LETTRES DE SYRIE ... Joumana MAAROUF



14 mars 2012

Bonjour.

Demain c’est la fête des enseignants. Tu sais que je suis institutrice dans une école du centre. Quelle ne fut pas notre surprise, à mes collègues et à moi-même, de constater ce matin que le congé qui nous est habituellement donné pour cette fête avait été supprimé ! On pensait sortir dans un restaurant de Bab Touma. Mais le directeur est entré dans la salle des profs. Il s’est lancé dans un discours matinal, entamé par un éloge du ministre de l’Education et de sa brillante sagacité. Il déclara : « Demain c’est le 15 mars. C’est l'anniversaire de la révolution, comme ces ânes l’appellent.
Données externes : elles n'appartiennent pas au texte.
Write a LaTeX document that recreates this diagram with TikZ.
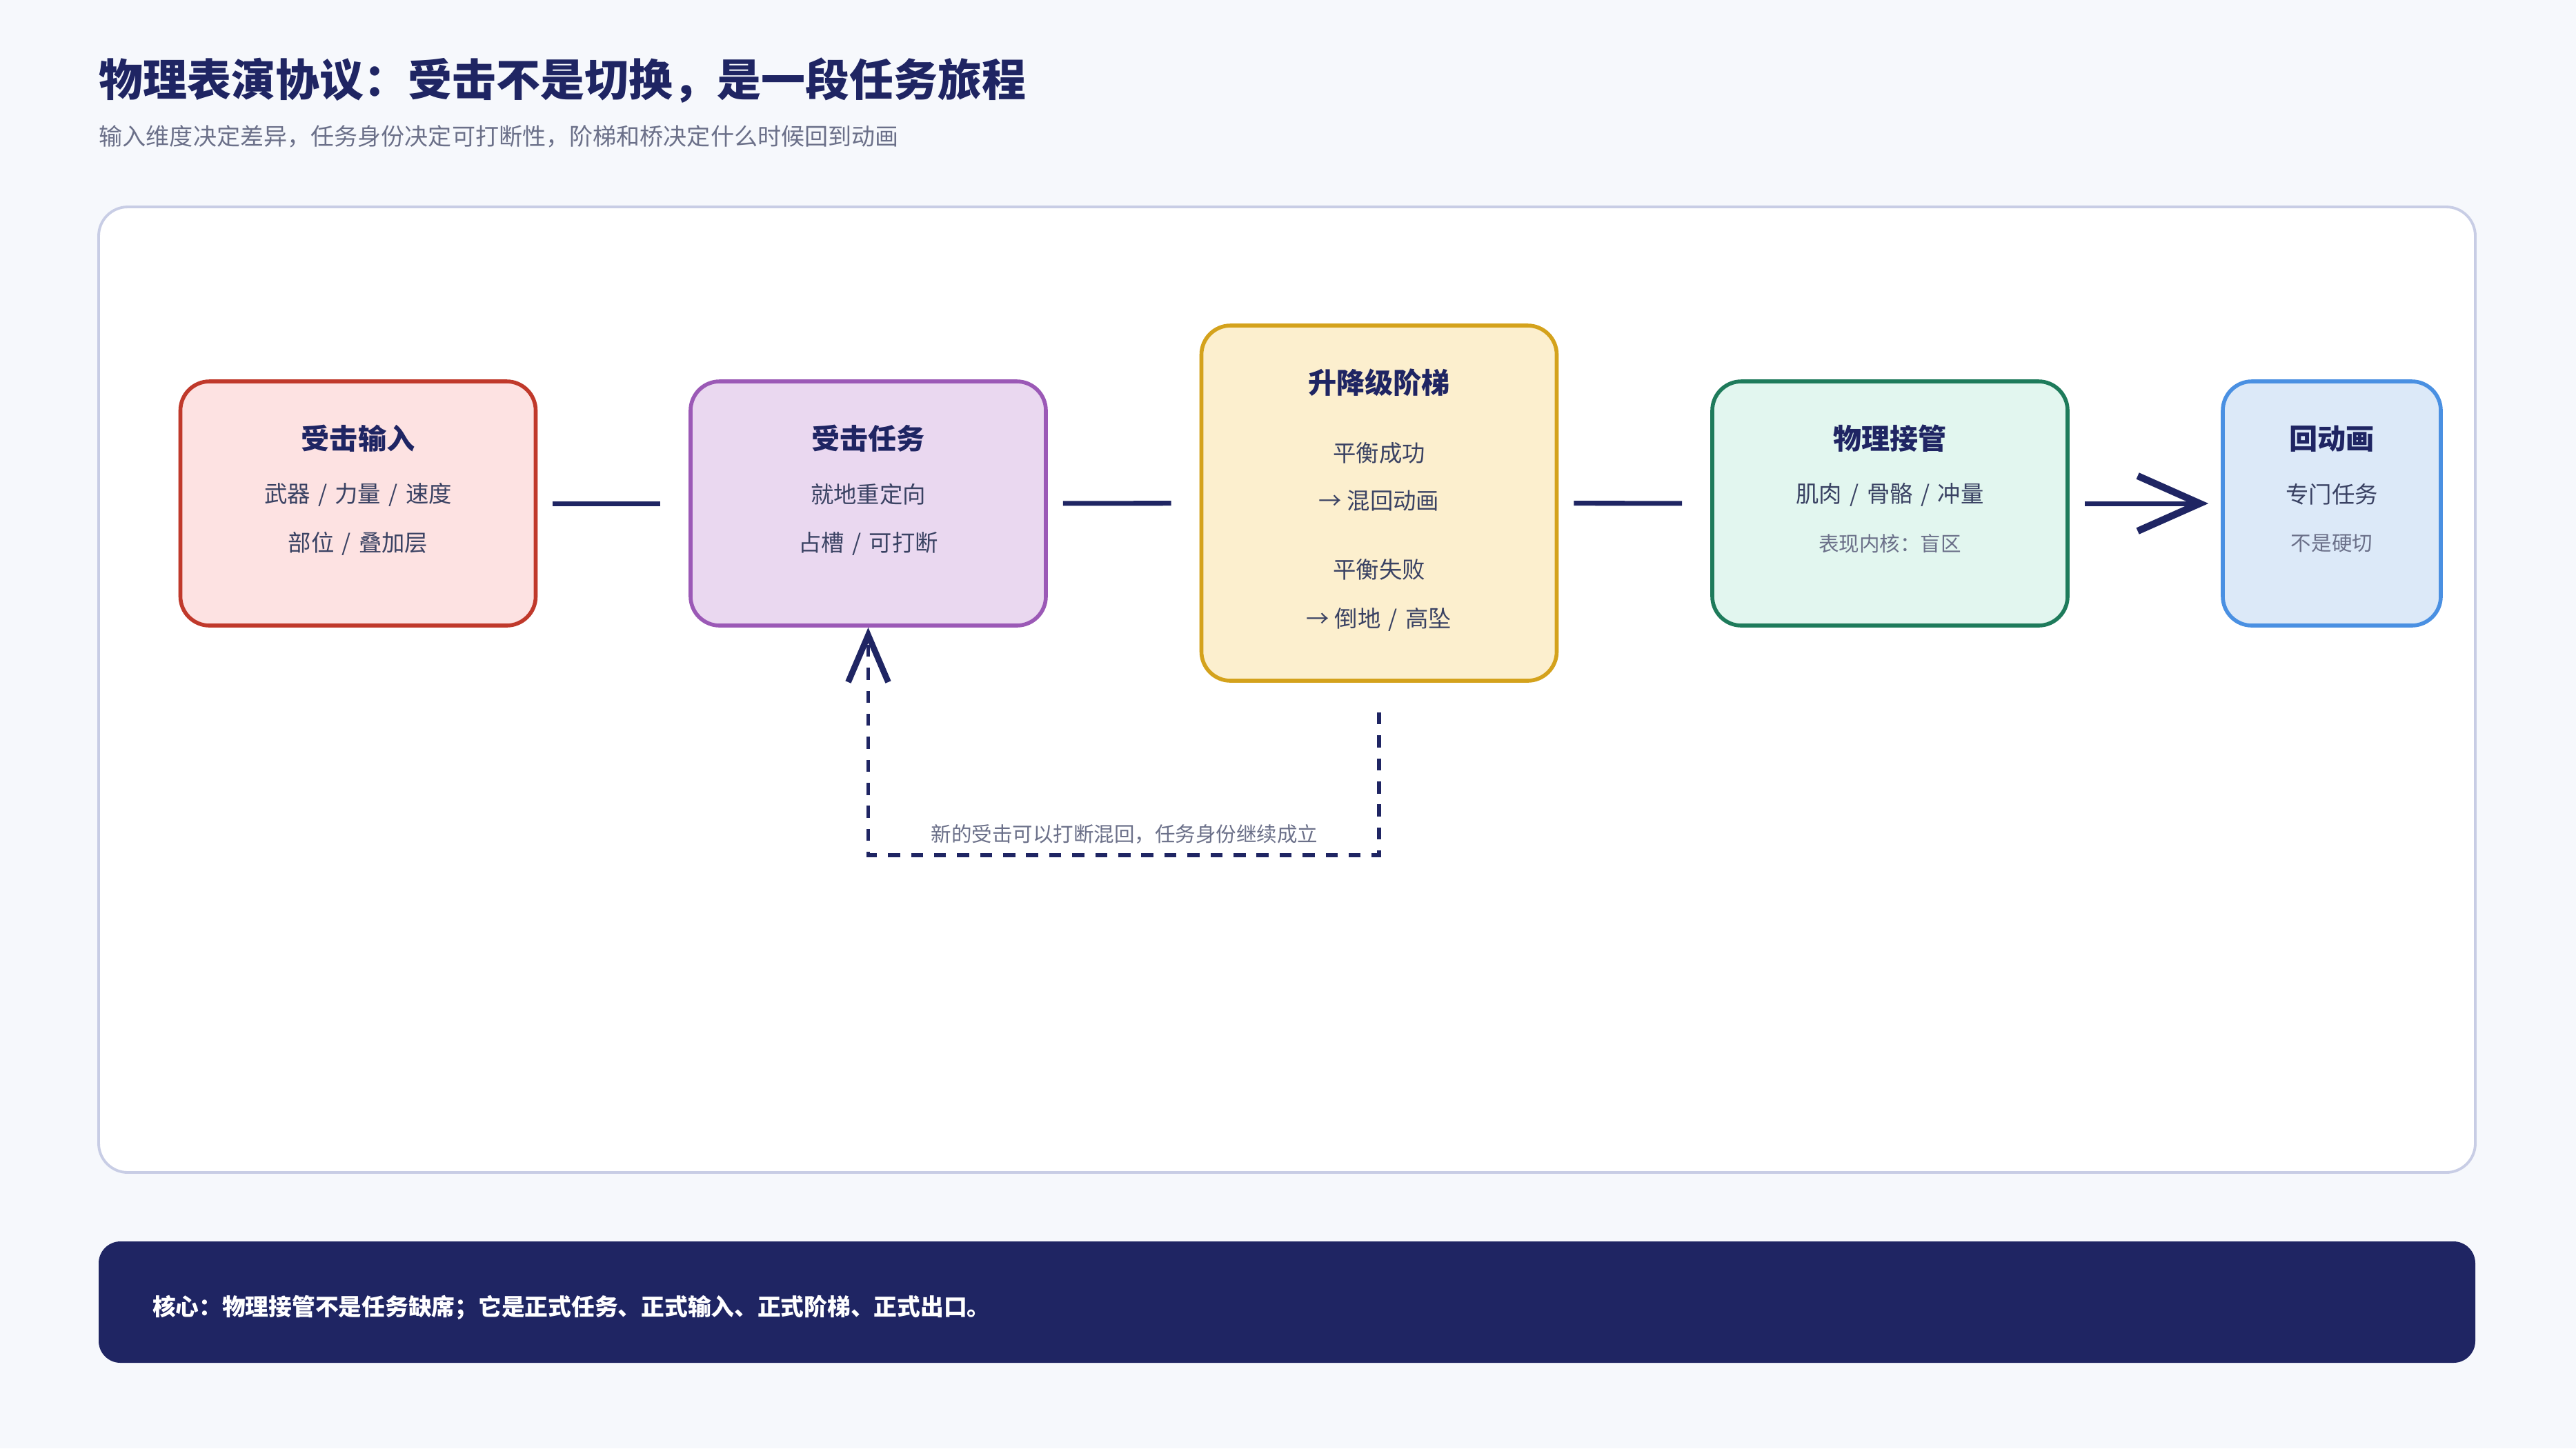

Ces racailles ont appelé demain à la grève... Vous savez que les écoles et les universités représentent soixante pourcents de la fonction publique. Si elles sont fermées, ces crapules vont écrire sur Face Book que la grève a été un succès. C’est pourquoi notre ministre, qui est malin, a décidé que demain sera jour de travail. Quiconque s’absentera devra produire un justificatif, sous peine de sanction. Nous irons tous demain à la "démonstration de soutien général", sur la place des Omeyyades. Bien évidemment, personne ne vous y oblige... » Arrivé à la fin de sa harangue, il a ajouté : « Nous savons que vous êtes tous des patriotes. Demain, sur la place, vous jouerez pleinement votre rôle, vous qui formez les générations les unes après les autres ! » Et il a conclu, facétieux : « Préparez-vous pour la dabké ». Puis il s’en est allé, sans regarder le visage des instituteurs et des institutrices, ni les tête qui s’enfonçaient dans les épaules. L’une de nous, une dame âgée, a élevé la voix : « Alors, il y a un complot. Les bandes armées tuent les gens, font des massacres, enlèvent les enfants, violent les femmes… et nous on danse sur les places ?! Allez-y, mais ne dansez pas. Attristez-vous un peu sur les âmes des innocents. Faîtes une minute de silence, juste une minute… » Puis la vertueuse institutrice regarda autour d’elle. Et elle poussa un profond soupir de soulagement lorsqu’elle nous vit : ce n’était que nous.